The intent underlying that move - of phasing out exemptions and tinkering, while moving to a lower-tax and higher-compliance regime - should be the sole motivation for all Mr Jaitley's tax changes in this Budget.

Reducing the prevalence of tax deducted at source - as is being suggested in some quarters - would militate against this vision of increased compliance and fewer exemptions. More, not fewer, transactions should require PAN numbers.

It may also be tempting to push 'Make in India' or 'Start Up India' through clever provisions and exemptions - but the finance minister surely knows that the only way that investment is really guaranteed is if investors see a clearer, simpler and more reliable tax environment on the horizon.

The private sector's energy should be directed towards innovation and investment, and not tax arbitrage.

Several committees have provided road maps on what to do about taxes - the Shome and Easwar Commitees in particular. Their recommendations include reform of tax administration as well as of policy. A credible effort to implement some of their reasonable suggestions is necessary.

One of the Easwar Committee's recommendations was to take away the tax officer's power to almost automatically levy a penalty if he disagrees with the taxpayer's assessment of her dues.

Eliminating this and other such automatic levies would go a long way to ensuring a less confrontational tax environment.

The goods and services tax (GST) continues to be held up - but Mr Jaitley should increase the pressure to pass it by ensuring that service tax rates are raised in order to harmonise with the likely eventual GST rate.

This would also have an additional, positive political fallout; it would take away one incentive for the Opposition to delay the GST - namely, to postpone the "inflationary" bump from such a hike in service tax to closer to the general elections.

Expenditure:

Here, again, Mr Jaitley can distinguish himself from past finance ministers and Budgets by focusing on structural change. 

The government's progress on subsidy reform has been halting and slow. Hopefully, the finance minister has made the case to the prime minister and his political advisors that fuel prices are now low enough that a structural shift away from kerosene and fertiliser subsidies to direct cash support is feasible.

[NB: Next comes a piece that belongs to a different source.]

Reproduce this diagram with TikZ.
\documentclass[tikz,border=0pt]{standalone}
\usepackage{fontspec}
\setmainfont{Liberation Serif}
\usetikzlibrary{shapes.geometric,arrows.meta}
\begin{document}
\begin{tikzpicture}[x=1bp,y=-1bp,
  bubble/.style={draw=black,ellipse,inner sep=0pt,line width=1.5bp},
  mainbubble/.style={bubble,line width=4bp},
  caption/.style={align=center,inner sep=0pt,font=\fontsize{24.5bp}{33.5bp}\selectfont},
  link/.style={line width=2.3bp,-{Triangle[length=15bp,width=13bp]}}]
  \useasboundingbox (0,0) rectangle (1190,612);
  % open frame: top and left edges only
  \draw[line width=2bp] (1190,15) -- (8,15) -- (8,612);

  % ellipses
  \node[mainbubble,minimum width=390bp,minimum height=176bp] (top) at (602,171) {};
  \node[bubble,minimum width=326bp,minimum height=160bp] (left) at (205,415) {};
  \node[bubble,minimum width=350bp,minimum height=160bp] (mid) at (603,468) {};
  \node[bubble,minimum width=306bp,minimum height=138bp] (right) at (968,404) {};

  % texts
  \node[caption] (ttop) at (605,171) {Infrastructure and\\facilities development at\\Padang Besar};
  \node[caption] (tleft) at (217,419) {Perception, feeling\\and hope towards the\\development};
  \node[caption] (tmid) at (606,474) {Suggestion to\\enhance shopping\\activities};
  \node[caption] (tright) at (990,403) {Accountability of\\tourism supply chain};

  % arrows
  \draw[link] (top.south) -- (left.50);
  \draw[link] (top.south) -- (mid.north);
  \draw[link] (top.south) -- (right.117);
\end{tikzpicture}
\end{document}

If not now, then it is difficult to see when it could happen. On the other hand, if Mr Jaitley's Budget accounts for this as changing in the coming year, then confidence that the Centre is structurally reducing its liabilities, and thus in India's macro-economic stability, will soar.

There are other ways to make the point that the Centre is cautious about taking on extra liabilities, and anxious to shed existing ones.

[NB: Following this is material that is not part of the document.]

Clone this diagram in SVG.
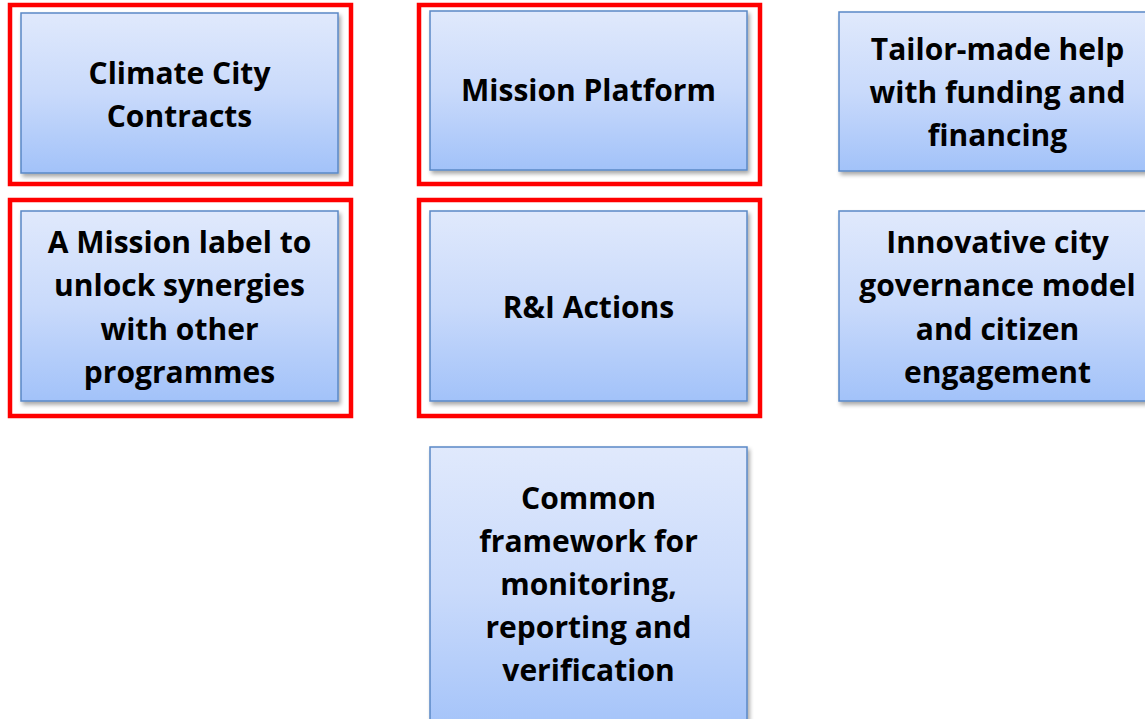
<svg xmlns="http://www.w3.org/2000/svg" width="1145" height="719" viewBox="0 0 1145 719">
<defs>
<linearGradient id="g" x1="0" y1="0" x2="0" y2="1">
<stop offset="0" stop-color="#e0e9fc"/>
<stop offset="0.5" stop-color="#c9dafb"/>
<stop offset="1" stop-color="#a2c2f9"/>
</linearGradient>
<filter id="sh" x="-5%" y="-5%" width="115%" height="115%">
<feGaussianBlur in="SourceAlpha" stdDeviation="2"/>
<feOffset dx="2" dy="3" result="b"/>
<feComponentTransfer><feFuncA type="linear" slope="0.35"/></feComponentTransfer>
<feMerge><feMergeNode/><feMergeNode in="SourceGraphic"/></feMerge>
</filter>
</defs>
<style>
.box{fill:url(#g);stroke:#5a88c6;stroke-width:1.5;filter:url(#sh)}
.hl{fill:none;stroke:#ff0000;stroke-width:4.5}
text{font-family:"Open Sans",Lato,"Liberation Sans",sans-serif;font-weight:bold;font-size:30px;fill:#000;text-anchor:middle}
</style>
<rect width="1145" height="719" fill="#fff"/>
<g id="connectors"/>
<g id="climate-city-contracts">
<rect class="hl" x="10" y="5" width="341" height="179"/>
<rect class="box" x="21" y="13" width="317" height="160"/>
<text x="179.5" y="84">Climate City</text>
<text x="179.5" y="127">Contracts</text>
</g>
<g id="mission-platform">
<rect class="hl" x="419" y="5" width="341" height="179"/>
<rect class="box" x="430" y="11" width="317" height="159"/>
<text x="588.5" y="101">Mission Platform</text>
</g>
<g id="tailor-made">
<rect class="box" x="839" y="12" width="317" height="159"/>
<text x="997.5" y="60">Tailor-made help</text>
<text x="997.5" y="103">with funding and</text>
<text x="997.5" y="146">financing</text>
</g>
<g id="mission-label">
<rect class="hl" x="10" y="200" width="341" height="216"/>
<rect class="box" x="21" y="211" width="317" height="190"/>
<text x="179.5" y="253">A Mission label to</text>
<text x="179.5" y="296">unlock synergies</text>
<text x="179.5" y="340">with other</text>
<text x="179.5" y="383">programmes</text>
</g>
<g id="ri-actions">
<rect class="hl" x="419" y="200" width="341" height="216"/>
<rect class="box" x="430" y="211" width="317" height="190"/>
<text x="588.5" y="318">R&amp;I Actions</text>
</g>
<g id="innovative-governance">
<rect class="box" x="839" y="211" width="317" height="190"/>
<text x="997.5" y="253">Innovative city</text>
<text x="997.5" y="296">governance model</text>
<text x="997.5" y="340">and citizen</text>
<text x="997.5" y="383">engagement</text>
</g>
<g id="common-framework">
<rect class="box" x="430" y="447" width="317" height="290"/>
<text x="588.5" y="509">Common</text>
<text x="588.5" y="552">framework for</text>
<text x="588.5" y="595">monitoring,</text>
<text x="588.5" y="638">reporting and</text>
<text x="588.5" y="681">verification</text>
</g>
</svg>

On the former, it may be necessary to postpone the implementation of the Seventh Pay Commission's recommendations. Given that we are in a low-inflation environment and there are no seriously contested assembly elections coming up, the political fallout will be manageable.

On the latter, what the government decides about the public sector, including banks and loss-making enterprises, will be crucial. For banks, realistic provisioning for recapitalisation must be made.

But even a hint that genuine reorganisation of state-controlled banking will take place this year - perhaps clearing the decks for some later privatisation - could go a long way towards repairing confidence.

Mr Jaitley must have tired of the complaints that his ministry is the one holding back reform from occurring in this government. This is an odd accusation, given its strictly limited mandate - and given also that reformist energy has been even less on offer from most other ministries.

It is a struggle for finance ministries to be more forward-looking than the governments they are in and the prime ministers they answer to.

In my opinion, this government's overall lack of policy vision has somewhat shackled the finance ministry, and its management of the economy has thus been capable, but not exceptional.

However, this year, even while focusing on little more than his own remit in terms of revenue and expenditure, and by trusting his reformist instincts, the finance minister could still present a Budget that transforms at least the structure of government finances.

And that would be more than we have had for a long time.